Likewise cryptography doesn't really want randomness nor even entropy but unpredictability/anti-patterns. So yeah words are misused all over the place just as in most (all?) sciences because it's so damned practical to do so as informal shorthand (and then it sticks).
Bite harder Ouroboros, bite! tails.boum.org/ linux USB CD secure desktop IRC *crypt tor (not endorsements (XKeyScore))
(Score: 1) by ChocolateTeacup on Friday April 04 2014, @07:14PM
These sort of gems are the reason I have been, and shall be, a lurker on both sites.
As a social maladroit (more accurate than Aspie), I generally chicken out before clicking Submit.
(Score: 1) by Yog-Yogguth on Friday April 04 2014, @09:16PM
Thank you, that's likely higher praise than I deserve :)

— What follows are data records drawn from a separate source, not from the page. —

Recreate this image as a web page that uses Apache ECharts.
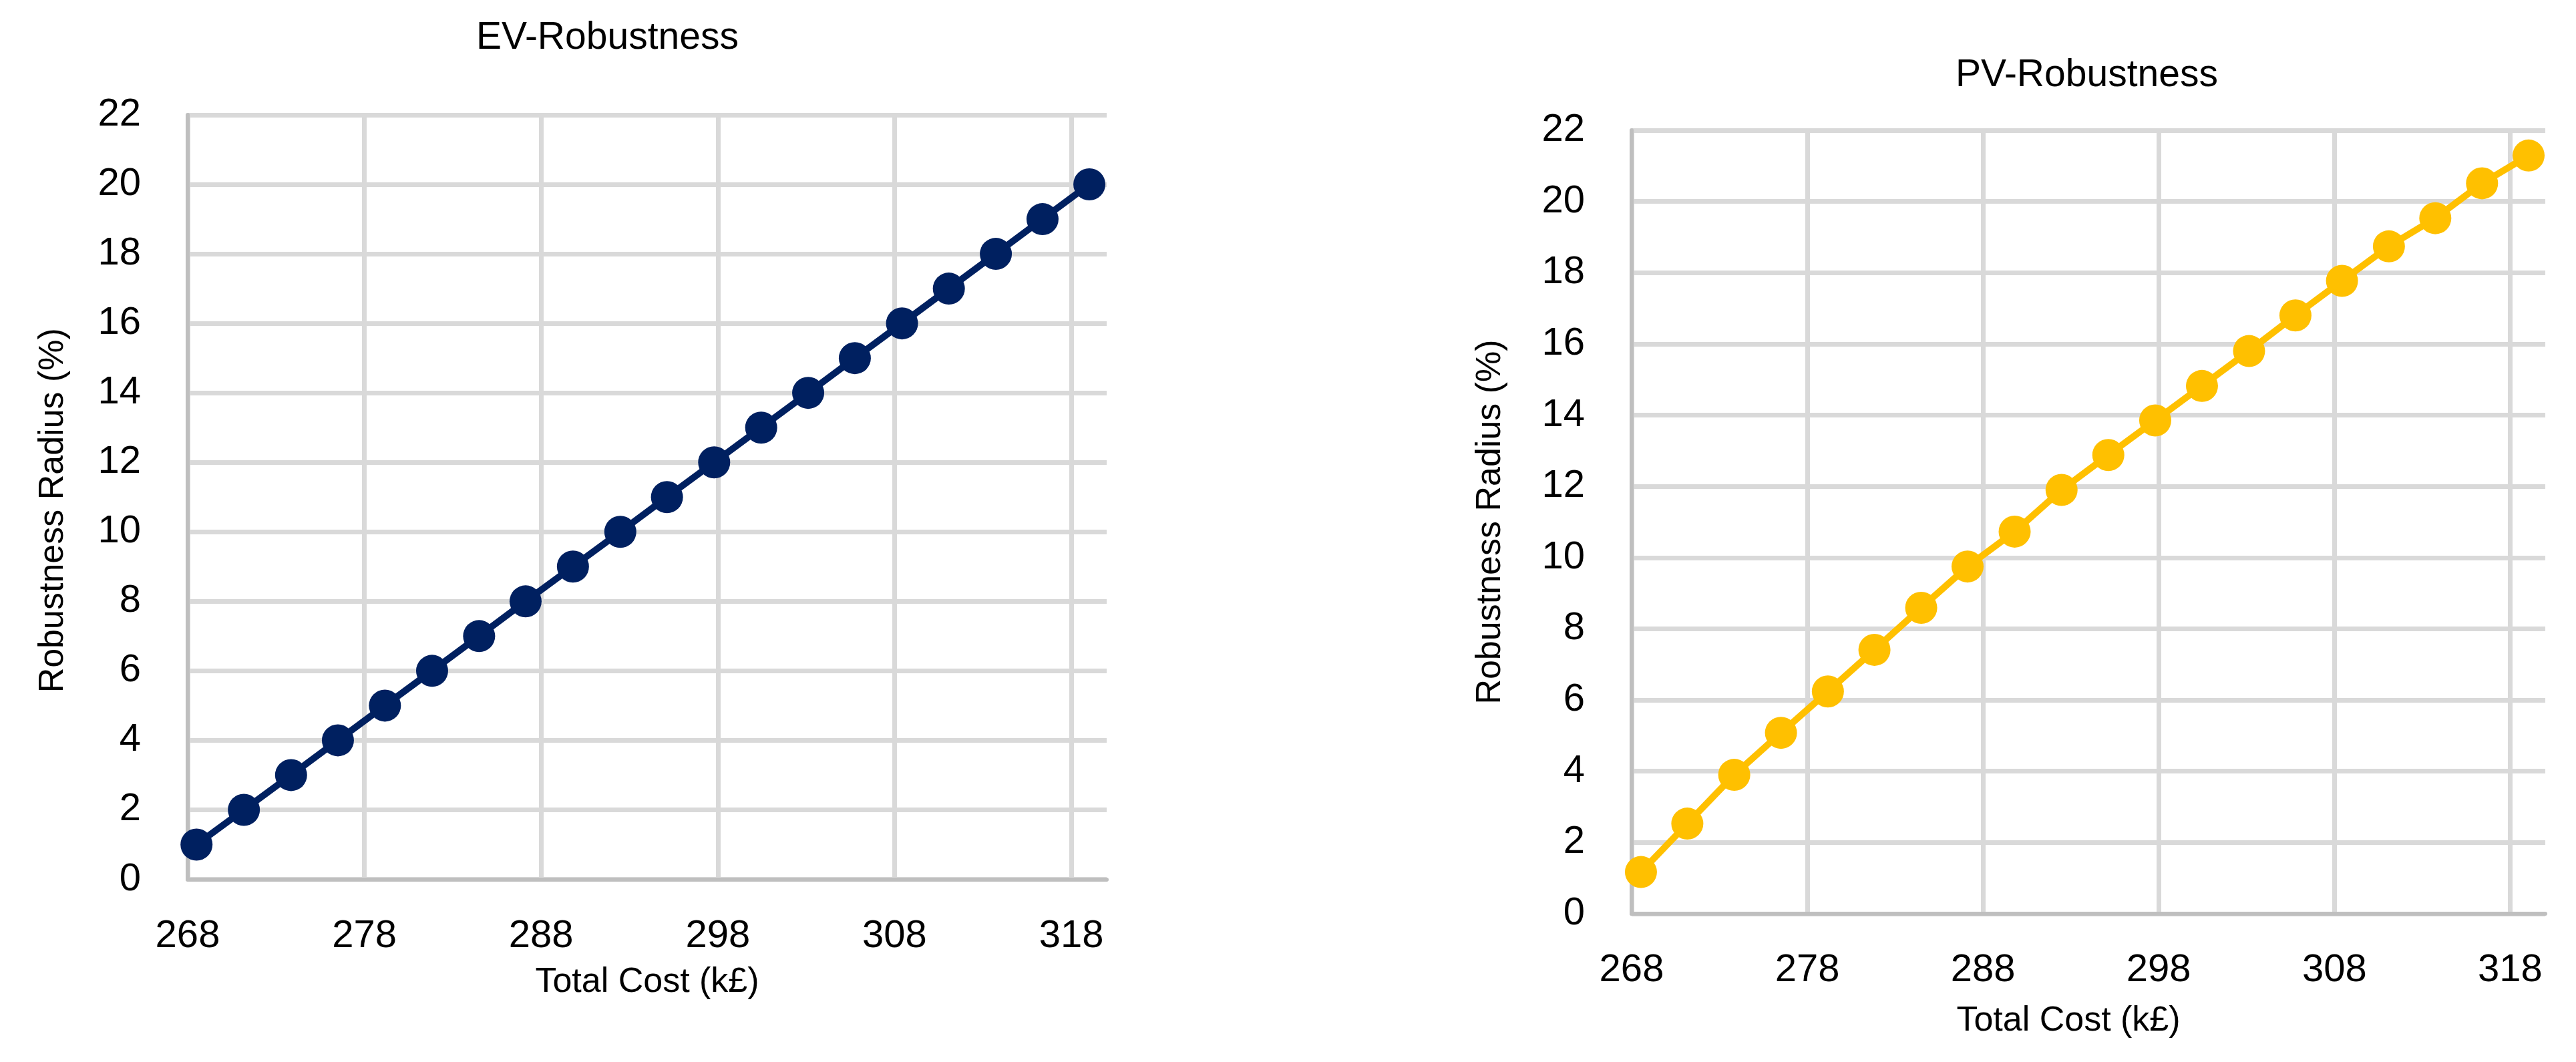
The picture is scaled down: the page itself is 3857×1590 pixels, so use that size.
<!DOCTYPE html>
<html>
<head>
<meta charset="utf-8">
<script src="https://cdn.jsdelivr.net/npm/echarts@6/dist/echarts.min.js"></script>
<style>
html,body{margin:0;padding:0;background:#fff;}
#chart{width:3857px;height:1590px;}
</style>
</head>
<body>
<div id="chart"></div>
<script>
// ---- data ----
const evTitle = 'EV-Robustness';
const pvTitle = 'PV-Robustness';
const xName = 'Total Cost (k£)';
const yName = 'Robustness Radius (%)';

const evCost = [268.50, 271.18, 273.85, 276.50, 279.16, 281.83, 284.49, 287.12, 289.80, 292.48,
                295.12, 297.79, 300.45, 303.11, 305.75, 308.42, 311.07, 313.73, 316.37, 319.02];
const evRadius = [1, 2, 3, 4, 5, 6, 7, 8, 9, 10, 11, 12, 13, 14, 15, 16, 17, 18, 19, 20];

const pvCost = [268.53, 271.17, 273.84, 276.50, 279.17, 281.82, 284.48, 287.12, 289.80, 292.47,
                295.13, 297.80, 300.46, 303.14, 305.78, 308.43, 311.10, 313.74, 316.40, 319.05];
const pvRadius = [1.17, 2.53, 3.90, 5.08, 6.24, 7.41, 8.59, 9.75, 10.73, 11.90,
                  12.88, 13.85, 14.82, 15.80, 16.80, 17.77, 18.74, 19.53, 20.51, 21.29];

const xMin = 268, xMax = 320, xStep = 10;
const yMin = 0, yMax = 22, yStep = 2;

// ---- styling ----
const FONT = '"Liberation Sans", Arial, sans-serif';
const EV_COLOR = '#002060';
const PV_COLOR = '#FFC000';

function zip(a, b) { return a.map((v, i) => [v, b[i]]); }

function xAxisCfg(gi, nameGap, namePad) {
  return {
    type: 'value', gridIndex: gi, min: xMin, max: xMax, interval: xStep,
    name: xName, nameLocation: 'middle', nameGap: nameGap,
    nameTextStyle: { fontFamily: FONT, fontSize: 52, color: '#000', padding: namePad },
    axisLine: { show: true, onZero: false, lineStyle: { color: '#bfbfbf', width: 6 } },
    axisTick: { show: false },
    axisLabel: { fontFamily: FONT, fontSize: 58, color: '#000', margin: 56, showMaxLabel: false },
    splitLine: { show: true, showMaxLine: false, lineStyle: { color: '#d9d9d9', width: 7 } }
  };
}
function yAxisCfg(gi, nameGap, namePad) {
  return {
    type: 'value', gridIndex: gi, min: yMin, max: yMax, interval: yStep,
    name: yName, nameLocation: 'middle', nameGap: nameGap,
    nameTextStyle: { fontFamily: FONT, fontSize: 52, color: '#000', padding: namePad },
    axisLine: { show: true, lineStyle: { color: '#bfbfbf', width: 6 } },
    axisTick: { show: false },
    axisLabel: { fontFamily: FONT, fontSize: 58, color: '#000', margin: 70 },
    splitLine: { show: true, lineStyle: { color: '#d9d9d9', width: 7 } }
  };
}
function seriesCfg(idx, data, color) {
  return {
    type: 'line', xAxisIndex: idx, yAxisIndex: idx, data: data,
    symbol: 'circle', symbolSize: 48, showSymbol: true,
    lineStyle: { color: color, width: 10 },
    itemStyle: { color: color },
    z: 5
  };
}

const chart = echarts.init(document.getElementById('chart'), null, { renderer: 'canvas' });
chart.setOption({
  animation: false,
  backgroundColor: '#ffffff',
  title: [
    { text: evTitle, left: 713, top: 29, padding: 0,
      textStyle: { fontFamily: FONT, fontSize: 57, fontWeight: 'normal', color: '#000' } },
    { text: pvTitle, left: 2928, top: 85, padding: 0,
      textStyle: { fontFamily: FONT, fontSize: 57, fontWeight: 'normal', color: '#000' } }
  ],
  grid: [
    { left: 281, top: 172, width: 1376, height: 1144.5, containLabel: false },
    { left: 2443, top: 195, width: 1368, height: 1173, containLabel: false }
  ],
  xAxis: [ xAxisCfg(0, 128, [0, 0, 0, 0]), xAxisCfg(1, 135, [0, 60, 0, 0]) ],
  yAxis: [ yAxisCfg(0, 175, [0, 40, 0, 0]), yAxisCfg(1, 185, [0, 0, 0, 0]) ],
  series: [
    seriesCfg(0, zip(evCost, evRadius), EV_COLOR),
    seriesCfg(1, zip(pvCost, pvRadius), PV_COLOR)
  ]
});
</script>
</body>
</html>
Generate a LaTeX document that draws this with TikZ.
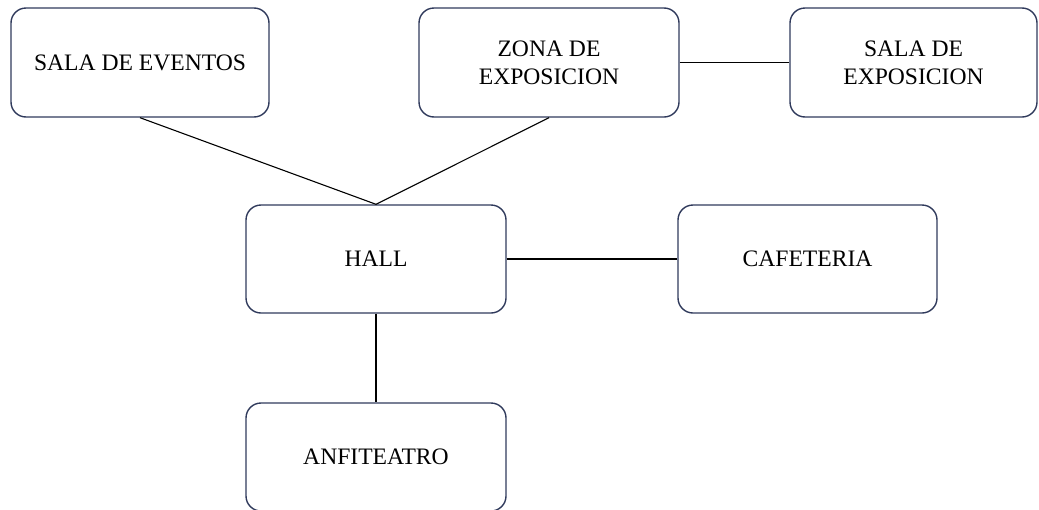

Maladroit would fit me as well and I've become socially awkward enough that I don't even use the friend/foe etc. system because it feels like commitments (oh dear! I don't want to continue that train of thought even if it could be amusing) that I can't live up to, and in addition I'm not only unusually bullheaded but also sometimes unfortunately acerbic and probably talk too much when I first get started ...and at this point in time of "say something about your deficiencies" any people from the "Human Relations department" will usually start to seriously freak out and I get to go home early from the interview lol XD
Bite harder Ouroboros, bite! tails.boum.org/ linux USB CD secure desktop IRC *crypt tor (not endorsements (XKeyScore))
(Score: 2) by NCommander on Saturday April 05 2014, @11:28AM
I consider stock slashcodes moderation system to be fundamentally broken: https://soylentnews.org/~NCommander/journal/35 [soylentnews.org]
The more I've dug into it (and using the raw numbers generated from moderation now), I've actually come to realize theres a far far more fundamental problem involved, plus feedback I've gotten here.